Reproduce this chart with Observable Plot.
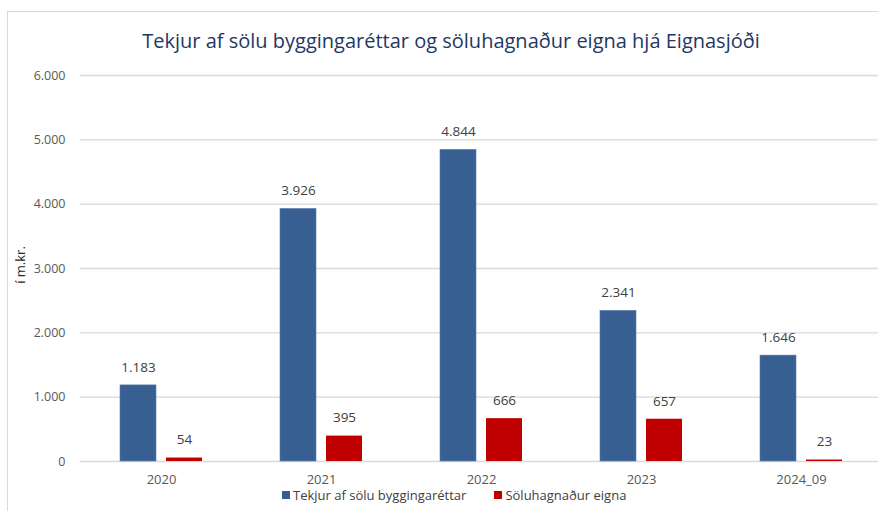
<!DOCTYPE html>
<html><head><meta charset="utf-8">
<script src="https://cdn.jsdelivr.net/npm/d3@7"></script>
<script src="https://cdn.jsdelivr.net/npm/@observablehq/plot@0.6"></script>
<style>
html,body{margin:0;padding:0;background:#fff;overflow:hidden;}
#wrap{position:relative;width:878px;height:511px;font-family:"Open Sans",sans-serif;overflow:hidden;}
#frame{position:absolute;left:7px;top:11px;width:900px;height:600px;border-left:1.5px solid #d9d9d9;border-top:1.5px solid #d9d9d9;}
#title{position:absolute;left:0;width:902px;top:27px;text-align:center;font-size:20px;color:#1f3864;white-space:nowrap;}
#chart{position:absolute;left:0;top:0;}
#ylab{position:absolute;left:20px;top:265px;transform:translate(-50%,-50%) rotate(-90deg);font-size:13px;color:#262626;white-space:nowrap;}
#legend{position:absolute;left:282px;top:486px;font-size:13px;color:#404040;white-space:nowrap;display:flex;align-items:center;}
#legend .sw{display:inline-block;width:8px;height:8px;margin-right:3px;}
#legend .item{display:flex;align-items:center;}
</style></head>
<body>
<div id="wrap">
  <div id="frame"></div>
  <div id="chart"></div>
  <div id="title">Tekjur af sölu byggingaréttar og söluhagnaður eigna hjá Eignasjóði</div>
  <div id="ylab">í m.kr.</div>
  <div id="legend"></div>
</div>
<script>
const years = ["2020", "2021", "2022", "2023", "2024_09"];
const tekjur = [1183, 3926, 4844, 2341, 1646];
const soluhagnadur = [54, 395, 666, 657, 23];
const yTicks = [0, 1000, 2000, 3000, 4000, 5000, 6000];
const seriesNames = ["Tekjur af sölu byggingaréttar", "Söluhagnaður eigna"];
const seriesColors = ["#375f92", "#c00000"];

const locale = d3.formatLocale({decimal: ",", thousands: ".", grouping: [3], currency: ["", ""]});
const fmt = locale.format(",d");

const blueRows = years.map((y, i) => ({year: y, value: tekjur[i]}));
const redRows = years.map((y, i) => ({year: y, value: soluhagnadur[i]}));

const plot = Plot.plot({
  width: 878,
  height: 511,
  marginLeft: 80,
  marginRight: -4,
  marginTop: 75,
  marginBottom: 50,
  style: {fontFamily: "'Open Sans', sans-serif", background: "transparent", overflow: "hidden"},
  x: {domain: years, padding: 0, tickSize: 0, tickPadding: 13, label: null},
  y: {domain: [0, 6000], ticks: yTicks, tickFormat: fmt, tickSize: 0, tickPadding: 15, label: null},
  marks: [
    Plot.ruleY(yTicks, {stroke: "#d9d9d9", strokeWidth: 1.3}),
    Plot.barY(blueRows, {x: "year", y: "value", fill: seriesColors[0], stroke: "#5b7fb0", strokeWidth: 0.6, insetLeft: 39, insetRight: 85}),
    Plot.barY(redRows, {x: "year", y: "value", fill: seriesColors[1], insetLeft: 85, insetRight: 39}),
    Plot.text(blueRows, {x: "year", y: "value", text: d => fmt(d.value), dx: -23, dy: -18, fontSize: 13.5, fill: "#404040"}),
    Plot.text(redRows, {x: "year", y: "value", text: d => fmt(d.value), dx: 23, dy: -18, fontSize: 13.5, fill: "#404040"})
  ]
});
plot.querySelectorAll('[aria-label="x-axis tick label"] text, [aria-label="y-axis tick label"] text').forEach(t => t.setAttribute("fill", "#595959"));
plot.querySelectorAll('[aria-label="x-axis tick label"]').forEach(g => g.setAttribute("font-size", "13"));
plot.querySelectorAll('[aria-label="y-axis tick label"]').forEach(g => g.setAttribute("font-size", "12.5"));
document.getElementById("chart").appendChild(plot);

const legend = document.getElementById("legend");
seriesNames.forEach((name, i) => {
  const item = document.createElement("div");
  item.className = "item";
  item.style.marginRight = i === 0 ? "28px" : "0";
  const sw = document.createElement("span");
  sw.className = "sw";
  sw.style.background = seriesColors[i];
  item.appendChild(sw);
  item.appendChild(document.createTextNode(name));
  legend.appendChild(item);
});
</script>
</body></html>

...

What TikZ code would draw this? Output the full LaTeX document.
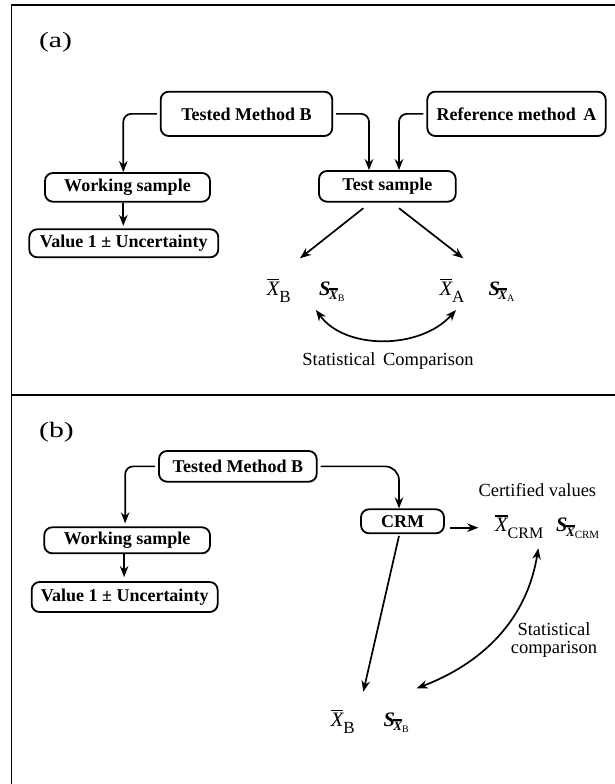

---

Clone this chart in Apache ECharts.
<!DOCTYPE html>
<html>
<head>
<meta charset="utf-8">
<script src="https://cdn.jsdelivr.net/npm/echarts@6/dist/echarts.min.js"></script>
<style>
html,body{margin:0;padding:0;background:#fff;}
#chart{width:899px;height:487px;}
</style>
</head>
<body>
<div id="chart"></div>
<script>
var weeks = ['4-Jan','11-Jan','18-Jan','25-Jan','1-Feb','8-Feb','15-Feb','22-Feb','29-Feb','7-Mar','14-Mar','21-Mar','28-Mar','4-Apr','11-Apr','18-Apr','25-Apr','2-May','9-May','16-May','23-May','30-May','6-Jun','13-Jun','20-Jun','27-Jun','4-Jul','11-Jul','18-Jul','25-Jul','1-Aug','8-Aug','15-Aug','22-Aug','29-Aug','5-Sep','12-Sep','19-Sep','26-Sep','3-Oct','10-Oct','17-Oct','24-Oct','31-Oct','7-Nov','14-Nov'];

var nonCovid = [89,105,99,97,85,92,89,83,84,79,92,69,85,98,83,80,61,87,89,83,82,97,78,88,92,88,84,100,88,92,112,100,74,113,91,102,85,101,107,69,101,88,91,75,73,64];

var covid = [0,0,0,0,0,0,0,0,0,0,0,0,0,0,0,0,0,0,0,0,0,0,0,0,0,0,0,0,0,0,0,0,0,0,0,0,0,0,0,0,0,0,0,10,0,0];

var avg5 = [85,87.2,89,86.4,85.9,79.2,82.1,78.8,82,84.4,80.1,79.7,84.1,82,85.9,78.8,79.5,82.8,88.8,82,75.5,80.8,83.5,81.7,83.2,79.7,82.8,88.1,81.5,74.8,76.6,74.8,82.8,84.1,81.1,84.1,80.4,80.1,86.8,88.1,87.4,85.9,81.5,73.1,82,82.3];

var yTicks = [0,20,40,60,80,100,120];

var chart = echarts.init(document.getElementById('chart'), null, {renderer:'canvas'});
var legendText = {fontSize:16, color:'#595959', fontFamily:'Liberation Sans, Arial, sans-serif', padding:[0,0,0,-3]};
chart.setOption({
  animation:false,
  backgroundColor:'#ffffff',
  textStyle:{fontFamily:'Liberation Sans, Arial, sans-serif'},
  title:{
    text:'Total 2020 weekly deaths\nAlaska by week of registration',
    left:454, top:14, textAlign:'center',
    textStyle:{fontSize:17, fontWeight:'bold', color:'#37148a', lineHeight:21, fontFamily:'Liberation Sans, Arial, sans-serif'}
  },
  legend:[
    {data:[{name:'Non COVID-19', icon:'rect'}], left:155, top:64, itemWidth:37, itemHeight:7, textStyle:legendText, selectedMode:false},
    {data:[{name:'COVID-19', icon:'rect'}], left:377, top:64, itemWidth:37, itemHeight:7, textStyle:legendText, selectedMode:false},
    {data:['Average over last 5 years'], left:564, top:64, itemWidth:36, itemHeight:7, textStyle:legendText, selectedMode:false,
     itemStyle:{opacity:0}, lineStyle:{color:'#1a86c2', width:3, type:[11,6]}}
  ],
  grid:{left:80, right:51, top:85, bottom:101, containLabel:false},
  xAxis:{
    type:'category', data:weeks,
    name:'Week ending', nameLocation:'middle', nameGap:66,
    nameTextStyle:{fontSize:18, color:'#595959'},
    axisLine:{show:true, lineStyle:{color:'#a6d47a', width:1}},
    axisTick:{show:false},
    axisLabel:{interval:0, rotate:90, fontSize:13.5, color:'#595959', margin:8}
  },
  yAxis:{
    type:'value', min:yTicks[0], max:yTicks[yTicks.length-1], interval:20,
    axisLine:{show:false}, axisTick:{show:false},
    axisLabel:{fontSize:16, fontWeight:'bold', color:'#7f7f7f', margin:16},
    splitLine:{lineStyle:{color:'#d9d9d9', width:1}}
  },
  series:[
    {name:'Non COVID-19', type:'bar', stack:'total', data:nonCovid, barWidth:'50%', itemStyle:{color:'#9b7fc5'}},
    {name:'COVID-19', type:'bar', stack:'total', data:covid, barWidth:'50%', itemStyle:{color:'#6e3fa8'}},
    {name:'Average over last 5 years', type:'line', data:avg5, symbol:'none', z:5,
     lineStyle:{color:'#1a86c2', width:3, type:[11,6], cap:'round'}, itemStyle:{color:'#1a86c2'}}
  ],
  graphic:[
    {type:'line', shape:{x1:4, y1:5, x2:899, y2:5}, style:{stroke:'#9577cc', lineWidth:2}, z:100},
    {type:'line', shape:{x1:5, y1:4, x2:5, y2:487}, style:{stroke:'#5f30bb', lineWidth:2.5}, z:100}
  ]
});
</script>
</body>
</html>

Task brief: Count up the lines in the listing that hold the word "this", and give that number only.

Solution: 3